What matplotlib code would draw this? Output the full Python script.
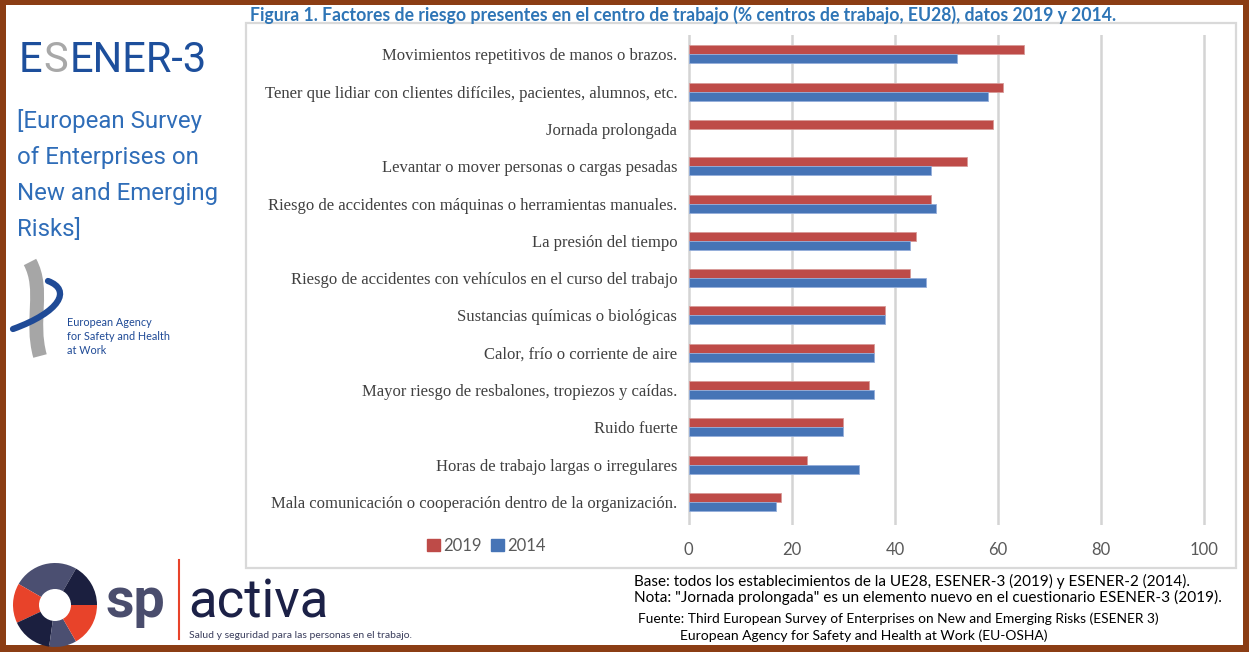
import matplotlib
matplotlib.use('Agg')
import matplotlib.pyplot as plt
import numpy as np
from matplotlib.patches import Rectangle, Wedge, Circle, PathPatch, Patch
from matplotlib.path import Path

# data (% of establishments)
categories = [
    "Movimientos repetitivos de manos o brazos.",
    "Tener que lidiar con clientes difíciles, pacientes, alumnos, etc.",
    "Jornada prolongada",
    "Levantar o mover personas o cargas pesadas",
    "Riesgo de accidentes con máquinas o herramientas manuales.",
    "La presión del tiempo",
    "Riesgo de accidentes con vehículos en el curso del trabajo",
    "Sustancias químicas o biológicas",
    "Calor, frío o corriente de aire",
    "Mayor riesgo de resbalones, tropiezos y caídas.",
    "Ruido fuerte",
    "Horas de trabajo largas o irregulares",
    "Mala comunicación o cooperación dentro de la organización.",
]
val_2019 = [65, 61, 59, 54, 47, 44, 43, 38, 36, 35, 30, 23, 18]
val_2014 = [52, 58, np.nan, 47, 48, 43, 46, 38, 36, 36, 30, 33, 17]
series_names = ["2019", "2014"]
xticks = [0, 20, 40, 60, 80, 100]

title = ("Figura 1. Factores de riesgo presentes en el centro de trabajo "
         "(% centros de trabajo, EU28), datos 2019 y 2014.")
notes = [
    "Base: todos los establecimientos de la UE28, ESENER-3 (2019) y ESENER-2 (2014).",
    'Nota: "Jornada prolongada" es un elemento nuevo en el cuestionario ESENER-3 (2019).',
]
source = [
    "Fuente: Third European Survey of Enterprises on New and Emerging Risks (ESENER 3)",
    "European Agency for Safety and Health at Work (EU-OSHA)",
]

RED = '#BE4B48'
BLUE = '#4674B6'
BROWN = '#8B3D14'
SANS = ['Lato', 'DejaVu Sans']

W, H = 1249, 652
fig = plt.figure(figsize=(W / 100, H / 100), dpi=100)
fig.patch.set_facecolor(BROWN)

# full-figure layer in pixel coordinates for frame, logos and notes
bg = fig.add_axes([0, 0, 1, 1], zorder=0)
bg.set_xlim(0, W)
bg.set_ylim(H, 0)
bg.axis('off')
bg.add_patch(Rectangle((6, 5), 1237, 640, facecolor='white', edgecolor='none'))
bg.add_patch(Rectangle((246, 23), 990, 545, fill=False, edgecolor='#D9D9D9', lw=1.6))
renderer = fig.canvas.get_renderer()

# --- ESENER-3 logo (pieces placed one after the other)
x = 19
for part, col in [("E", '#1D4F9C'), ("S", '#A8A8A8'), ("ENER-3", '#1D4F9C')]:
    t = bg.text(x, 72, part, fontsize=30, color=col, family='Roboto', va='baseline')
    bb = t.get_window_extent(renderer).transformed(bg.transData.inverted())
    x = bb.x1 + 1
for i, line in enumerate(["[European Survey", "of Enterprises on", "New and Emerging", "Risks]"]):
    bg.text(17, 128 + i * 36, line, fontsize=17.3, color='#2F6DB8', family='Roboto', va='baseline')

# --- EU-OSHA logo
gray_band = Path([(30, 262), (45, 290), (30, 320), (40, 356)],
                 [Path.MOVETO, Path.CURVE4, Path.CURVE4, Path.CURVE4])
bg.add_patch(PathPatch(gray_band, fill=False, edgecolor='#A6A6A6', lw=10, capstyle='butt'))
swirl = Path([(48, 281), (72, 290), (60, 312), (13, 329)],
             [Path.MOVETO, Path.CURVE4, Path.CURVE4, Path.CURVE4])
bg.add_patch(PathPatch(swirl, fill=False, edgecolor='#1F4A96', lw=4.5, capstyle='round'))
for i, line in enumerate(["European Agency", "for Safety and Health", "at Work"]):
    bg.text(67, 326 + i * 14, line, fontsize=7.8, color='#1F4A96', family=SANS, va='baseline')

# --- sp activa logo
cx, cy, r = 55, 605, 42
ring = [(60, 150, '#4B4F71'), (150, 205, '#E8432A'), (205, 262, '#1B1F3F'),
        (262, 300, '#4B4F71'), (300, 360, '#E8432A'), (0, 60, '#1B1F3F')]
for a0, a1, c in ring:
    bg.add_patch(Wedge((cx, cy), r, -a1, -a0, facecolor=c, edgecolor='none'))
bg.add_patch(Circle((cx, cy), 16, facecolor='white', edgecolor='none'))
bg.text(106, 617, "sp", fontsize=40, color='#4A4D6D', family='Roboto', fontweight='bold', va='baseline')
bg.plot([179, 179], [560, 639], color='#E8432A', lw=1.5)
bg.text(188, 617, "activa", fontsize=38, color='#1C2147', family='Roboto', va='baseline')
bg.text(189, 638, "Salud y seguridad para las personas en el trabajo.", fontsize=7.5,
        color='#3A3D5C', family=SANS, va='baseline')

# --- title and notes
bg.text(250, 15, title, fontsize=12.7, fontweight='bold', color='#2E75B6', family=SANS, va='center')
bg.text(634, 581, notes[0], fontsize=11, color='black', family=SANS, va='center')
bg.text(634, 597, notes[1], fontsize=11.1, color='black', family=SANS, va='center')
bg.text(638, 619, source[0], fontsize=9.9, color='black', family=SANS, va='center')
bg.text(680, 636, source[1], fontsize=10, color='black', family=SANS, va='center')

# --- bar chart
ax = fig.add_axes([687 / W, 1 - 525 / H, (1206 - 687) / W, (525 - 35) / H], zorder=1)
ax.patch.set_alpha(0)
y = np.arange(len(categories))
h = 0.24
b19 = np.array(val_2019, dtype=float)
b14 = np.array(val_2014, dtype=float)
ok = ~np.isnan(b14)
ax.barh(y - h / 2, b19, height=h, color=RED, edgecolor='#D89A98', lw=0.6)
ax.barh(y[ok] + h / 2, b14[ok], height=h, color=BLUE, edgecolor='#94AEDA', lw=0.6)

ax.set_xlim(-0.3, 100.3)
ax.set_ylim(12.62, -0.52)
ax.set_xticks(xticks)
ax.set_yticks(y)
ax.set_yticklabels(categories, family=['Liberation Serif', 'DejaVu Serif'], fontsize=12, color='#404040')
for lab in ax.get_xticklabels():
    lab.set_family(SANS)
ax.tick_params(axis='x', length=0, pad=12, labelsize=12, labelcolor='#595959')
ax.tick_params(axis='y', length=0, pad=7)
ax.grid(axis='x', color='#D4D4D4', lw=1.8)
ax.set_axisbelow(True)
for s in ax.spines.values():
    s.set_visible(False)

handles = [Patch(color=RED), Patch(color=BLUE)]
fig.legend(handles, series_names, loc='center left', bbox_to_anchor=(427 / W, 1 - 546 / H),
           ncol=2, frameon=False, handlelength=0.75, handleheight=0.75, handletextpad=0.2,
           columnspacing=0.6, borderpad=0, borderaxespad=0,
           prop={'family': SANS, 'size': 12}, labelcolor='#595959')

fig.savefig('out.png', dpi=100, facecolor=fig.get_facecolor())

++++++++++++++++++++

EXERCISE INSTRUCTIONS — Repeat the material above in full and exactly, apart from the pictures.

CORRECT RESPONSE —
What matplotlib code would draw this? Output the full Python script.
import matplotlib
matplotlib.use('Agg')
import matplotlib.pyplot as plt
import numpy as np
from matplotlib.patches import Rectangle, Wedge, Circle, PathPatch, Patch
from matplotlib.path import Path

# data (% of establishments)
categories = [
    "Movimientos repetitivos de manos o brazos.",
    "Tener que lidiar con clientes difíciles, pacientes, alumnos, etc.",
    "Jornada prolongada",
    "Levantar o mover personas o cargas pesadas",
    "Riesgo de accidentes con máquinas o herramientas manuales.",
    "La presión del tiempo",
    "Riesgo de accidentes con vehículos en el curso del trabajo",
    "Sustancias químicas o biológicas",
    "Calor, frío o corriente de aire",
    "Mayor riesgo de resbalones, tropiezos y caídas.",
    "Ruido fuerte",
    "Horas de trabajo largas o irregulares",
    "Mala comunicación o cooperación dentro de la organización.",
]
val_2019 = [65, 61, 59, 54, 47, 44, 43, 38, 36, 35, 30, 23, 18]
val_2014 = [52, 58, np.nan, 47, 48, 43, 46, 38, 36, 36, 30, 33, 17]
series_names = ["2019", "2014"]
xticks = [0, 20, 40, 60, 80, 100]

title = ("Figura 1. Factores de riesgo presentes en el centro de trabajo "
         "(% centros de trabajo, EU28), datos 2019 y 2014.")
notes = [
    "Base: todos los establecimientos de la UE28, ESENER-3 (2019) y ESENER-2 (2014).",
    'Nota: "Jornada prolongada" es un elemento nuevo en el cuestionario ESENER-3 (2019).',
]
source = [
    "Fuente: Third European Survey of Enterprises on New and Emerging Risks (ESENER 3)",
    "European Agency for Safety and Health at Work (EU-OSHA)",
]

RED = '#BE4B48'
BLUE = '#4674B6'
BROWN = '#8B3D14'
SANS = ['Lato', 'DejaVu Sans']

W, H = 1249, 652
fig = plt.figure(figsize=(W / 100, H / 100), dpi=100)
fig.patch.set_facecolor(BROWN)

# full-figure layer in pixel coordinates for frame, logos and notes
bg = fig.add_axes([0, 0, 1, 1], zorder=0)
bg.set_xlim(0, W)
bg.set_ylim(H, 0)
bg.axis('off')
bg.add_patch(Rectangle((6, 5), 1237, 640, facecolor='white', edgecolor='none'))
bg.add_patch(Rectangle((246, 23), 990, 545, fill=False, edgecolor='#D9D9D9', lw=1.6))
renderer = fig.canvas.get_renderer()

# --- ESENER-3 logo (pieces placed one after the other)
x = 19
for part, col in [("E", '#1D4F9C'), ("S", '#A8A8A8'), ("ENER-3", '#1D4F9C')]:
    t = bg.text(x, 72, part, fontsize=30, color=col, family='Roboto', va='baseline')
    bb = t.get_window_extent(renderer).transformed(bg.transData.inverted())
    x = bb.x1 + 1
for i, line in enumerate(["[European Survey", "of Enterprises on", "New and Emerging", "Risks]"]):
    bg.text(17, 128 + i * 36, line, fontsize=17.3, color='#2F6DB8', family='Roboto', va='baseline')

# --- EU-OSHA logo
gray_band = Path([(30, 262), (45, 290), (30, 320), (40, 356)],
                 [Path.MOVETO, Path.CURVE4, Path.CURVE4, Path.CURVE4])
bg.add_patch(PathPatch(gray_band, fill=False, edgecolor='#A6A6A6', lw=10, capstyle='butt'))
swirl = Path([(48, 281), (72, 290), (60, 312), (13, 329)],
             [Path.MOVETO, Path.CURVE4, Path.CURVE4, Path.CURVE4])
bg.add_patch(PathPatch(swirl, fill=False, edgecolor='#1F4A96', lw=4.5, capstyle='round'))
for i, line in enumerate(["European Agency", "for Safety and Health", "at Work"]):
    bg.text(67, 326 + i * 14, line, fontsize=7.8, color='#1F4A96', family=SANS, va='baseline')

# --- sp activa logo
cx, cy, r = 55, 605, 42
ring = [(60, 150, '#4B4F71'), (150, 205, '#E8432A'), (205, 262, '#1B1F3F'),
        (262, 300, '#4B4F71'), (300, 360, '#E8432A'), (0, 60, '#1B1F3F')]
for a0, a1, c in ring:
    bg.add_patch(Wedge((cx, cy), r, -a1, -a0, facecolor=c, edgecolor='none'))
bg.add_patch(Circle((cx, cy), 16, facecolor='white', edgecolor='none'))
bg.text(106, 617, "sp", fontsize=40, color='#4A4D6D', family='Roboto', fontweight='bold', va='baseline')
bg.plot([179, 179], [560, 639], color='#E8432A', lw=1.5)
bg.text(188, 617, "activa", fontsize=38, color='#1C2147', family='Roboto', va='baseline')
bg.text(189, 638, "Salud y seguridad para las personas en el trabajo.", fontsize=7.5,
        color='#3A3D5C', family=SANS, va='baseline')

# --- title and notes
bg.text(250, 15, title, fontsize=12.7, fontweight='bold', color='#2E75B6', family=SANS, va='center')
bg.text(634, 581, notes[0], fontsize=11, color='black', family=SANS, va='center')
bg.text(634, 597, notes[1], fontsize=11.1, color='black', family=SANS, va='center')
bg.text(638, 619, source[0], fontsize=9.9, color='black', family=SANS, va='center')
bg.text(680, 636, source[1], fontsize=10, color='black', family=SANS, va='center')

# --- bar chart
ax = fig.add_axes([687 / W, 1 - 525 / H, (1206 - 687) / W, (525 - 35) / H], zorder=1)
ax.patch.set_alpha(0)
y = np.arange(len(categories))
h = 0.24
b19 = np.array(val_2019, dtype=float)
b14 = np.array(val_2014, dtype=float)
ok = ~np.isnan(b14)
ax.barh(y - h / 2, b19, height=h, color=RED, edgecolor='#D89A98', lw=0.6)
ax.barh(y[ok] + h / 2, b14[ok], height=h, color=BLUE, edgecolor='#94AEDA', lw=0.6)

ax.set_xlim(-0.3, 100.3)
ax.set_ylim(12.62, -0.52)
ax.set_xticks(xticks)
ax.set_yticks(y)
ax.set_yticklabels(categories, family=['Liberation Serif', 'DejaVu Serif'], fontsize=12, color='#404040')
for lab in ax.get_xticklabels():
    lab.set_family(SANS)
ax.tick_params(axis='x', length=0, pad=12, labelsize=12, labelcolor='#595959')
ax.tick_params(axis='y', length=0, pad=7)
ax.grid(axis='x', color='#D4D4D4', lw=1.8)
ax.set_axisbelow(True)
for s in ax.spines.values():
    s.set_visible(False)

handles = [Patch(color=RED), Patch(color=BLUE)]
fig.legend(handles, series_names, loc='center left', bbox_to_anchor=(427 / W, 1 - 546 / H),
           ncol=2, frameon=False, handlelength=0.75, handleheight=0.75, handletextpad=0.2,
           columnspacing=0.6, borderpad=0, borderaxespad=0,
           prop={'family': SANS, 'size': 12}, labelcolor='#595959')

fig.savefig('out.png', dpi=100, facecolor=fig.get_facecolor())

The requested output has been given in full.